Moner Manush (2010); directed by Goutam Ghose
By now, Prosenjit had gotten into the habit of taking risks as an actor and breaking out of the star mould to challenge himself. Playing Lalan Fakir in Goutam Ghose’s Moner Manush was a point in that direction.
As part of his preparation, Prosenjit grew his hair and beard, cut down on socialising, and mostly stayed home reading or listening to music or playing the ektara, trying to get a feel of Lalan’s way of life. The hard work showed in his performance of the lauded baul singer-songwriter-composer in the film based on Sunil Gangopadhyay’s novel.
Baishe Srabon (2011); directed by Srijit Mukherji
Apart from Rituparno, the other filmmaker who gave Prosenjit out-of-the-box and equally successful roles is Srijit Mukherji. After striking box office gold with Autograph, the duo got back together for Baishe Srabon and sprang a surprise.
Baishe Srabon begins with the disturbing news of a series of gruesome murders on the streets of Kolkata. The killer leaves a couplet from old Bengali verses at the scene of crime, making the police go round in circles.
Prosenjit played Prabir Roy, a former police officer who is called upon to help catch the criminal, and his first scene establishes him as this brooding cop who’s fond of the bottle. Prosenjit made Prabir come across as reclusive and ambiguous, lending him an air of deep mystery. Laced with dry humour and a belligerent attitude, this was a knockout performance.
Atanu Ghosh’s Mayurakshi explores the dynamics of a father-son relationship with great depth and sensitivity. Soumitra Chatterjee played a retired professor with a failing memory and other neurological problems; Prosenjit played his son who’s settled abroad and visits Kolkata on hearing of his father’s illness.
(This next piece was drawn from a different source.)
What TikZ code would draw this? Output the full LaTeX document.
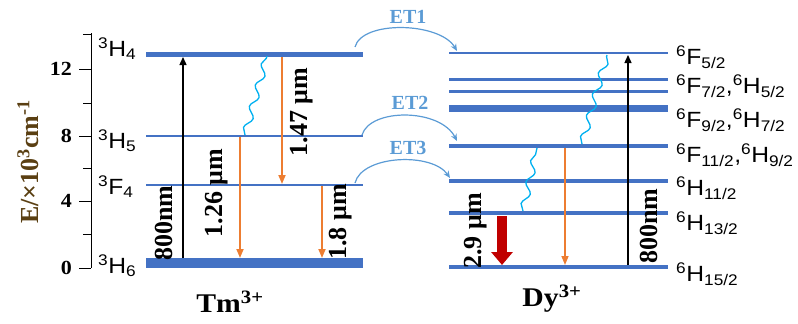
\documentclass[tikz,border=0pt]{standalone}
\usepackage{fontspec}
\setmainfont{Liberation Serif}
\newfontfamily\lsans{Liberation Sans}
\usetikzlibrary{arrows.meta,decorations.pathmorphing}
\definecolor{lvl}{HTML}{4472C4}
\definecolor{org}{HTML}{ED7D31}
\definecolor{etc}{HTML}{5B9BD5}
\definecolor{wav}{HTML}{00B0F0}
\definecolor{dred}{HTML}{C00000}
\definecolor{ylab}{HTML}{5A3F12}
\begin{document}
\begin{tikzpicture}[x=1pt,y=-1pt,
  level/.style={draw=lvl},
  lvlab/.style={anchor=west,inner sep=0pt,xscale=1.12,font=\lsans\fontsize{22}{24}\selectfont},
  tlab/.style={anchor=east,inner sep=0pt,xscale=1.1,font=\bfseries\fontsize{20}{22}\selectfont},
  arlab/.style={rotate=90,inner sep=0pt,font=\bfseries\fontsize{26}{28}\selectfont},
  etlab/.style={inner sep=0pt,text=etc,font=\bfseries\fontsize{20}{22}\selectfont},
  ionlab/.style={inner sep=0pt,xscale=1.1,font=\bfseries\fontsize{27}{29}\selectfont},
  orarrow/.style={draw=org,line width=1.8pt,-{Triangle[width=7pt,length=9pt]}},
  blarrow/.style={draw=black,line width=1.4pt,-{Triangle[width=7pt,length=8pt]}},
  etarrow/.style={draw=etc,line width=1.2pt,-{Stealth[width=6pt,length=7pt]}},
  wave/.style={draw=wav,line width=1.3pt,decorate,decoration={snake,segment length=22pt,amplitude=3.5pt,pre length=0pt,post length=0pt}}
]
\useasboundingbox (0,0) rectangle (798,324);
% axis
\coordinate (axT) at (91,33);
\coordinate (axB) at (91,268);
\draw[line width=1pt] (axT) -- (axB);
\foreach \yy in {69,136,201,268} \draw[line width=1pt] (79,\yy) -- (91,\yy);
\foreach \yy in {34,103,168,234} \draw[line width=1pt] (83,\yy) -- (91,\yy);
\node[tlab] (t12) at (72,69) {12};
\node[tlab] (t8) at (72,136) {8};
\node[tlab] (t4) at (72,201) {4};
\node[tlab] (t0) at (72,268) {0};
\node[rotate=90,inner sep=0pt,text=ylab,font=\bfseries\fontsize{26}{28}\selectfont] (ylabel) at (28,162) {E/×10\textsuperscript{3}cm\textsuperscript{-1}};
% Tm levels
\draw[level,line width=5pt] (146,54) -- (363,54);
\draw[level,line width=2pt] (146,136) -- (363,136);
\draw[level,line width=2pt] (146,185) -- (363,185);
\draw[level,line width=10pt] (146,263) -- (363,263);
\node[lvlab] (lH4) at (98,49) {\textsuperscript{3}H\textsubscript{4}};
\node[lvlab] (lH5) at (98,141) {\textsuperscript{3}H\textsubscript{5}};
\node[lvlab] (lF4) at (98,187) {\textsuperscript{3}F\textsubscript{4}};
\node[lvlab] (lH6) at (98,266) {\textsuperscript{3}H\textsubscript{6}};
% Dy levels
\draw[level,line width=2pt] (449,53) -- (668,53);
\draw[level,line width=3pt] (449,79) -- (668,79);
\draw[level,line width=3pt] (449,91) -- (668,91);
\draw[level,line width=7pt] (449,108) -- (668,108);
\draw[level,line width=4pt] (449,146) -- (668,146);
\draw[level,line width=4pt] (449,181) -- (668,181);
\draw[level,line width=4pt] (449,213) -- (668,213);
\draw[level,line width=4pt] (449,267) -- (668,267);
\node[lvlab] (dF5) at (676,57) {\textsuperscript{6}F\textsubscript{5/2}};
\node[lvlab] (dF7) at (676,86) {\textsuperscript{6}F\textsubscript{7/2},\textsuperscript{6}H\textsubscript{5/2}};
\node[lvlab] (dF9) at (676,120) {\textsuperscript{6}F\textsubscript{9/2},\textsuperscript{6}H\textsubscript{7/2}};
\node[lvlab] (dF11) at (676,155) {\textsuperscript{6}F\textsubscript{11/2},\textsuperscript{6}H\textsubscript{9/2}};
\node[lvlab] (dH11) at (676,188) {\textsuperscript{6}H\textsubscript{11/2}};
\node[lvlab] (dH13) at (676,223) {\textsuperscript{6}H\textsubscript{13/2}};
\node[lvlab] (dH15) at (676,274) {\textsuperscript{6}H\textsubscript{15/2}};
% Tm transitions
\coordinate (a1s) at (183,258); \coordinate (a1e) at (183,57);
\draw[blarrow] (a1s) -- (a1e);
\node[arlab] (l800a) at (164,223) {800nm};
\coordinate (a2s) at (240,137); \coordinate (a2e) at (240,258);
\draw[orarrow] (a2s) -- (a2e);
\node[arlab] (l126) at (217,193) {1.26 μm};
\coordinate (a3s) at (282,57); \coordinate (a3e) at (282,184);
\draw[orarrow] (a3s) -- (a3e);
\node[arlab] (l147) at (302,112) {1.47 μm};
\coordinate (a4s) at (322,186); \coordinate (a4e) at (322,258);
\draw[orarrow] (a4s) -- (a4e);
\node[arlab] (l18) at (341,222) {1.8 μm};
\coordinate (w1s) at (245,135); \coordinate (w1e) at (267,56);
\draw[wave] (w1s) -- (w1e);
% ET
\coordinate (e1s) at (355,47); \coordinate (e1e) at (457,51);
\draw[etarrow] (e1s) .. controls (362,20) and (440,22) .. (e1e);
\node[etlab] (et1) at (408,17) {ET1};
\coordinate (e2s) at (362,135); \coordinate (e2e) at (457,141);
\draw[etarrow] (e2s) .. controls (370,108) and (440,108) .. (e2e);
\node[etlab] (et2) at (410,103) {ET2};
\coordinate (e3s) at (355,183); \coordinate (e3e) at (450,178);
\draw[etarrow] (e3s) .. controls (362,155) and (432,152) .. (e3e);
\node[etlab] (et3) at (408,148) {ET3};
% Dy transitions
\coordinate (r1s) at (502,216); \coordinate (r1e) at (502,265);
\draw[draw=dred,line width=10pt,-{Triangle[width=21pt,length=13pt]}] (r1s) -- (r1e);
\node[arlab] (l29) at (476,231) {2.9 μm};
\coordinate (o1s) at (565,148); \coordinate (o1e) at (565,265);
\draw[orarrow,line width=1.5pt] (o1s) -- (o1e);
\coordinate (b2s) at (628,265); \coordinate (b2e) at (628,55);
\draw[blarrow] (b2s) -- (b2e);
\node[arlab] (l800b) at (649,226) {800nm};
\coordinate (w2s) at (582,144); \coordinate (w2e) at (607,55);
\draw[wave] (w2s) -- (w2e);
\coordinate (w3s) at (523,211); \coordinate (w3e) at (537,148);
\draw[wave] (w3s) -- (w3e);
% ion labels
\node[ionlab] (tm) at (230,302) {Tm\textsuperscript{3+}};
\node[ionlab] (dy) at (552,299) {Dy\textsuperscript{3+}};
\end{tikzpicture}
\end{document}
In that short window of a few days, the son tries to reconnect with his father, who’s increasingly getting distant in his mind, and to do this he must confront his own past. Prosenjit stepped up to keep pace with Soumitra’s matchless performance, and delivered a nuanced portrayal of his internally-torn character.
Kaushik Ganguly’s Jyesthoputro is the coming together of two brothers in their ancestral home to conduct the last rites of their father. Prosenjit is the elder brother who’s made it big as a film star and is based in the city. Ritwik Chakraborty is the younger brother who’s not as successful and is settled in the village.
The arrival of the elder brother in the village sends the family into a tizzy as star-struck neighbours begin to crowd their home for a glimpse of the film star when all they need is privacy.
This chaos leads to a flare-up between the brothers and brings out their innermost insecurities. Prosenjit beautifully held the tension in his character — as one who is trapped in his ‘film star’ image and social status while trying to reconcile with his younger brother who resents him for his success.